Print the records below exactly, from the line containing "Recreate this image" down to the line containing "a_slopes = [-0.0258, -0.0255, -0.0098, -0.0255, -0.0255]", both lines included, and omit every picture.

- **Input records**:
########################################
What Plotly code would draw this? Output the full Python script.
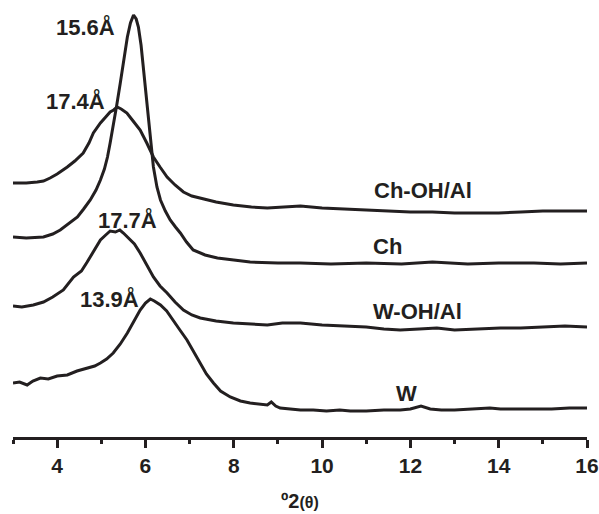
########################################
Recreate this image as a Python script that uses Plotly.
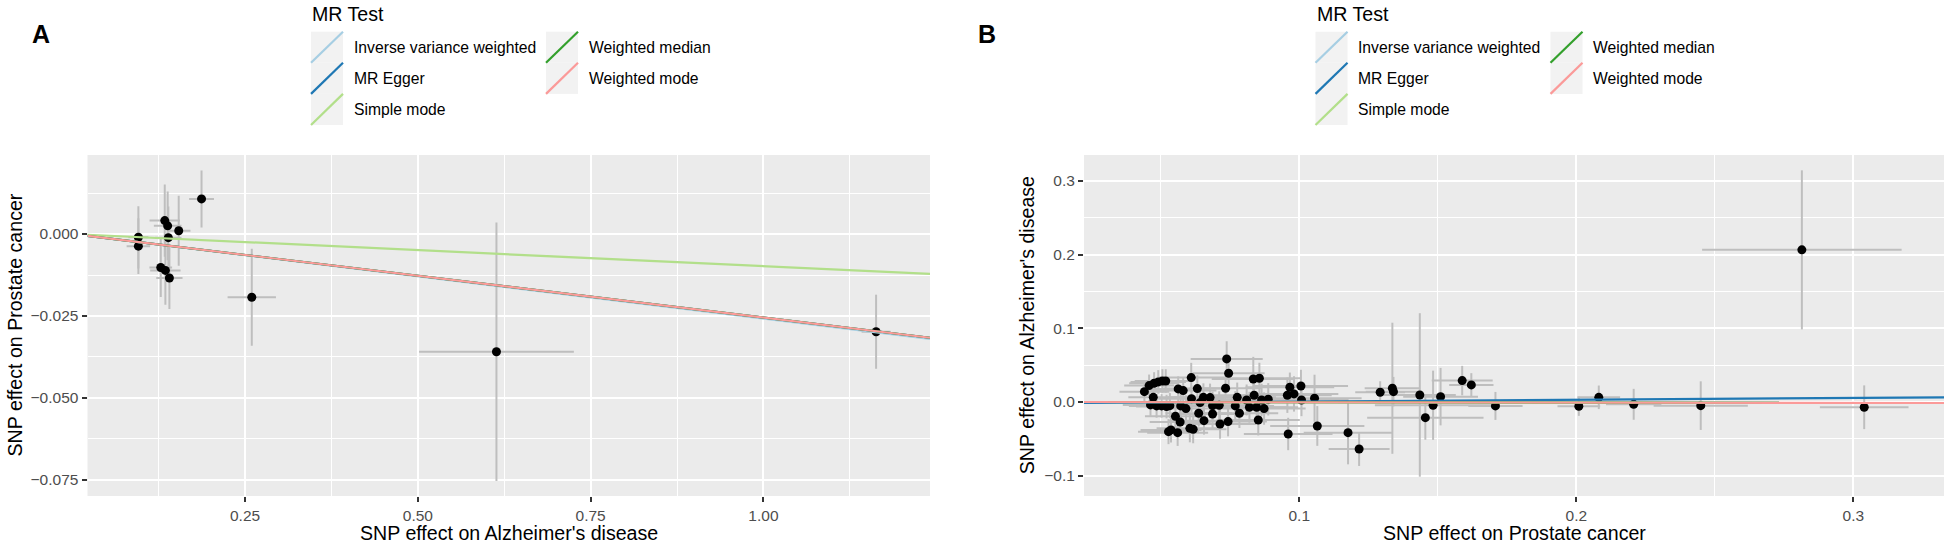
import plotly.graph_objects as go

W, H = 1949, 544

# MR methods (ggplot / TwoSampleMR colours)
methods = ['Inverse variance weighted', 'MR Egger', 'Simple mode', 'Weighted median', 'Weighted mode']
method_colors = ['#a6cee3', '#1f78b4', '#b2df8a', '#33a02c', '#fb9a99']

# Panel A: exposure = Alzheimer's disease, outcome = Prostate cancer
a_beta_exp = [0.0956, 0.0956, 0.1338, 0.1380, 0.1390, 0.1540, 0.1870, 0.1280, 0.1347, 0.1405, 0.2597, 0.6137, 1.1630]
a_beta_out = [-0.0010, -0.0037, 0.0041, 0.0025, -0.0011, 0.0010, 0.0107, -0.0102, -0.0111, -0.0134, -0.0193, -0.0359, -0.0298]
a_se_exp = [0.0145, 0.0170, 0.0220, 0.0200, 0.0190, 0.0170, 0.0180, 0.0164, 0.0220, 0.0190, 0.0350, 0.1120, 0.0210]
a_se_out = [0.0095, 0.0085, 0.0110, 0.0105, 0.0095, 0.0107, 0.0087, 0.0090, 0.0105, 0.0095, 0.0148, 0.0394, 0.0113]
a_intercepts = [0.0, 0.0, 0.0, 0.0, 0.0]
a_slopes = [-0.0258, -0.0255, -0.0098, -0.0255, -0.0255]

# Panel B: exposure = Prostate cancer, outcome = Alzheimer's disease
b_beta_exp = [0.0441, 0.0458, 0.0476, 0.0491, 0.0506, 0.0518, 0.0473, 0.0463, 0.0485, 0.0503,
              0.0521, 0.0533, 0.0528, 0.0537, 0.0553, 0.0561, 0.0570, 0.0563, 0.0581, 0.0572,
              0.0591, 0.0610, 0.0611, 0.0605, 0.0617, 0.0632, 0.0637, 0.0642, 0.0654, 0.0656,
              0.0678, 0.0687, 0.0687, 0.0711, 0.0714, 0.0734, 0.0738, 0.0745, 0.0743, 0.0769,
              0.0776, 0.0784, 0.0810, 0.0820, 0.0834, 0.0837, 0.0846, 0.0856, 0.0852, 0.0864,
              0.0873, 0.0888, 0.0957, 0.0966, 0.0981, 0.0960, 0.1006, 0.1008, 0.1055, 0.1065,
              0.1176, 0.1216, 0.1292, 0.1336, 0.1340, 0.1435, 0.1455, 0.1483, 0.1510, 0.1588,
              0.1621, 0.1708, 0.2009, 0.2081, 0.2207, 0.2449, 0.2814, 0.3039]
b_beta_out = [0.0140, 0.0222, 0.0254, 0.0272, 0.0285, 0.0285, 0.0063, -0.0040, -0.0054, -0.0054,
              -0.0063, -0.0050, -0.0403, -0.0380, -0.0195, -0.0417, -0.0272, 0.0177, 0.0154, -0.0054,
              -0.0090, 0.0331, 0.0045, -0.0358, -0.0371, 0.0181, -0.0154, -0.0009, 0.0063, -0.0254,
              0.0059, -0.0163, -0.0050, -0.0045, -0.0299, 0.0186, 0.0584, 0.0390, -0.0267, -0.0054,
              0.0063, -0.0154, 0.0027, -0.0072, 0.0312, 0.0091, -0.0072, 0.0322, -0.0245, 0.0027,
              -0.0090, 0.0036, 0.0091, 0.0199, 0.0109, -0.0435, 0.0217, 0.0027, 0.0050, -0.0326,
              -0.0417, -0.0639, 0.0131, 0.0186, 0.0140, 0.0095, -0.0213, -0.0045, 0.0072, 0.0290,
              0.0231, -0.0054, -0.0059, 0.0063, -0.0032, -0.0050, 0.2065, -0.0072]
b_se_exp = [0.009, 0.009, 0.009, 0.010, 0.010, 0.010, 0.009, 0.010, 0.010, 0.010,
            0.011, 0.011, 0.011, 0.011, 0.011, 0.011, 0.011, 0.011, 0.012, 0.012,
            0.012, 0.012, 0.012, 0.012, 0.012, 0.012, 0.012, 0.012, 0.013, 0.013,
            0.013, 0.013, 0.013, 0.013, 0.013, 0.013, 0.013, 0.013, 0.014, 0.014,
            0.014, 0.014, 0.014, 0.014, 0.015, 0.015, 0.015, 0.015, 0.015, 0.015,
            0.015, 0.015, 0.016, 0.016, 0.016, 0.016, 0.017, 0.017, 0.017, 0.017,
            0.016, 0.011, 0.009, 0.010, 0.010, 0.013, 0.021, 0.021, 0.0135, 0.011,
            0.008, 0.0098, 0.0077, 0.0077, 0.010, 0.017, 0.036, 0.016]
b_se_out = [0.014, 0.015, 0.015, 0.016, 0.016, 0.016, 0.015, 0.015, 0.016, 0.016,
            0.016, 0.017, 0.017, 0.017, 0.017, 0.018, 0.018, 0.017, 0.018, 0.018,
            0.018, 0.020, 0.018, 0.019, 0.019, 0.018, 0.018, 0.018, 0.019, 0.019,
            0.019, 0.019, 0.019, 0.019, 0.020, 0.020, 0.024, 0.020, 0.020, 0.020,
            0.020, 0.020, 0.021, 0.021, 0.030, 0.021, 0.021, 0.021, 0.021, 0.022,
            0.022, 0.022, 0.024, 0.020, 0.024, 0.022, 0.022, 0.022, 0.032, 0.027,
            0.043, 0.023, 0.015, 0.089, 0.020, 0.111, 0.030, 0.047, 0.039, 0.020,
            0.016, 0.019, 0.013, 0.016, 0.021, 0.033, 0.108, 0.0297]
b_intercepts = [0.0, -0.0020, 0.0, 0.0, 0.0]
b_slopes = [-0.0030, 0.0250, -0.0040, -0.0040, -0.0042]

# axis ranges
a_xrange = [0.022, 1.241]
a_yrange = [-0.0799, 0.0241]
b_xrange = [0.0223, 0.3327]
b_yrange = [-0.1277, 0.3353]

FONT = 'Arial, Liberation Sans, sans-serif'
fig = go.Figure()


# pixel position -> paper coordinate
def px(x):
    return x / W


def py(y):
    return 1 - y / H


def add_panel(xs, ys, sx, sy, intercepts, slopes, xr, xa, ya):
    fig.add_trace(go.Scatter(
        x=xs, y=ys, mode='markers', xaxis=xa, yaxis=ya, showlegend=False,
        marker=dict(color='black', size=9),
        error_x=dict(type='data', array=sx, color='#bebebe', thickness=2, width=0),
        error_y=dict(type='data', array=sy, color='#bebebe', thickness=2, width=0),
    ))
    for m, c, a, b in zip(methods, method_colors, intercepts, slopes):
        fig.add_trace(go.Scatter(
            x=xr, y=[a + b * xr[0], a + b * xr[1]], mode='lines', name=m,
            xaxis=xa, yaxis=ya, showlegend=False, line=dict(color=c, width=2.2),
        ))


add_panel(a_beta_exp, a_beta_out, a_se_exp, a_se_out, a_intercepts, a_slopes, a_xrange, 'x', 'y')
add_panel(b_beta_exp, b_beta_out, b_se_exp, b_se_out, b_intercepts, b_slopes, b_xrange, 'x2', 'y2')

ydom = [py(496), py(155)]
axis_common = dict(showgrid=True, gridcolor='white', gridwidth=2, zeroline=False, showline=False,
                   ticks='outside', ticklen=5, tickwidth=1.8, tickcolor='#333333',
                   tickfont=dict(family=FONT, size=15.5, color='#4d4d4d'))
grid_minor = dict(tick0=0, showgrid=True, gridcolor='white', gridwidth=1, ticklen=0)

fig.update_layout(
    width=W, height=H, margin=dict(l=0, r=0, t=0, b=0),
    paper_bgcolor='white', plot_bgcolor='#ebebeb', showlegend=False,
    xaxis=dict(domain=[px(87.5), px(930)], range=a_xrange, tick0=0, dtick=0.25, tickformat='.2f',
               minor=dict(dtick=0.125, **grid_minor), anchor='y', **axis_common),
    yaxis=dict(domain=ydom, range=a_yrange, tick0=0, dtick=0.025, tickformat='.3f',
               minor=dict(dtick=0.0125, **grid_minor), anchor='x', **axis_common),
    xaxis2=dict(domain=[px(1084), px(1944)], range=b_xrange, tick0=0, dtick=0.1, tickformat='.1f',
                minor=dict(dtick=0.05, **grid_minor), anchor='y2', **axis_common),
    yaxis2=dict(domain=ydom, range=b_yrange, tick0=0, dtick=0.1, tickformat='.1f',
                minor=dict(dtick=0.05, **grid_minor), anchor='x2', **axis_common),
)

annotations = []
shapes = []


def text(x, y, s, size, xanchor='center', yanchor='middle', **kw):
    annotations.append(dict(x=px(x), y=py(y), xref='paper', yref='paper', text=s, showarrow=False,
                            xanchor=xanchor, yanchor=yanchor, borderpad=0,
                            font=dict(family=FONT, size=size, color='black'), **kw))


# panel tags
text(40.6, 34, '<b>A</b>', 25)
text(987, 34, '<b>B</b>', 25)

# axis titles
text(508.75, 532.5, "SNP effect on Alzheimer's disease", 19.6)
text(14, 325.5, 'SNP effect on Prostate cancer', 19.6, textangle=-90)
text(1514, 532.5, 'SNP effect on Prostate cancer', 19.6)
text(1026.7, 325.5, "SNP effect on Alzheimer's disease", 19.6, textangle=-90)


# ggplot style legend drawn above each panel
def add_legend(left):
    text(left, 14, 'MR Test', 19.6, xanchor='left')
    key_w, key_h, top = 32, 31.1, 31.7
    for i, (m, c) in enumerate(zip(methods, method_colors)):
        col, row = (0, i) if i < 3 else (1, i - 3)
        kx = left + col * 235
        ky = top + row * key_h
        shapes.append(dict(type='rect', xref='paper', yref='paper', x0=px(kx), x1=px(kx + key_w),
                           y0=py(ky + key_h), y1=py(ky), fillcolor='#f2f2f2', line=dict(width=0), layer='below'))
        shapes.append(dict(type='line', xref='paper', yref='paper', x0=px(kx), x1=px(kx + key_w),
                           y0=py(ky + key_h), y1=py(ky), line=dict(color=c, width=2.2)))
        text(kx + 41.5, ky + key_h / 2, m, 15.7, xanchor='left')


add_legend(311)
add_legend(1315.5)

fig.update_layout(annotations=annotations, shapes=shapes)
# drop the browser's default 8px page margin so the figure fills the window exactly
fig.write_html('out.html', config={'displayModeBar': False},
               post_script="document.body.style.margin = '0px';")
########################################
- **Exercise result**:
Recreate this image as a Python script that uses Plotly.
import plotly.graph_objects as go

W, H = 1949, 544

# MR methods (ggplot / TwoSampleMR colours)
methods = ['Inverse variance weighted', 'MR Egger', 'Simple mode', 'Weighted median', 'Weighted mode']
method_colors = ['#a6cee3', '#1f78b4', '#b2df8a', '#33a02c', '#fb9a99']

# Panel A: exposure = Alzheimer's disease, outcome = Prostate cancer
a_beta_exp = [0.0956, 0.0956, 0.1338, 0.1380, 0.1390, 0.1540, 0.1870, 0.1280, 0.1347, 0.1405, 0.2597, 0.6137, 1.1630]
a_beta_out = [-0.0010, -0.0037, 0.0041, 0.0025, -0.0011, 0.0010, 0.0107, -0.0102, -0.0111, -0.0134, -0.0193, -0.0359, -0.0298]
a_se_exp = [0.0145, 0.0170, 0.0220, 0.0200, 0.0190, 0.0170, 0.0180, 0.0164, 0.0220, 0.0190, 0.0350, 0.1120, 0.0210]
a_se_out = [0.0095, 0.0085, 0.0110, 0.0105, 0.0095, 0.0107, 0.0087, 0.0090, 0.0105, 0.0095, 0.0148, 0.0394, 0.0113]
a_intercepts = [0.0, 0.0, 0.0, 0.0, 0.0]
a_slopes = [-0.0258, -0.0255, -0.0098, -0.0255, -0.0255]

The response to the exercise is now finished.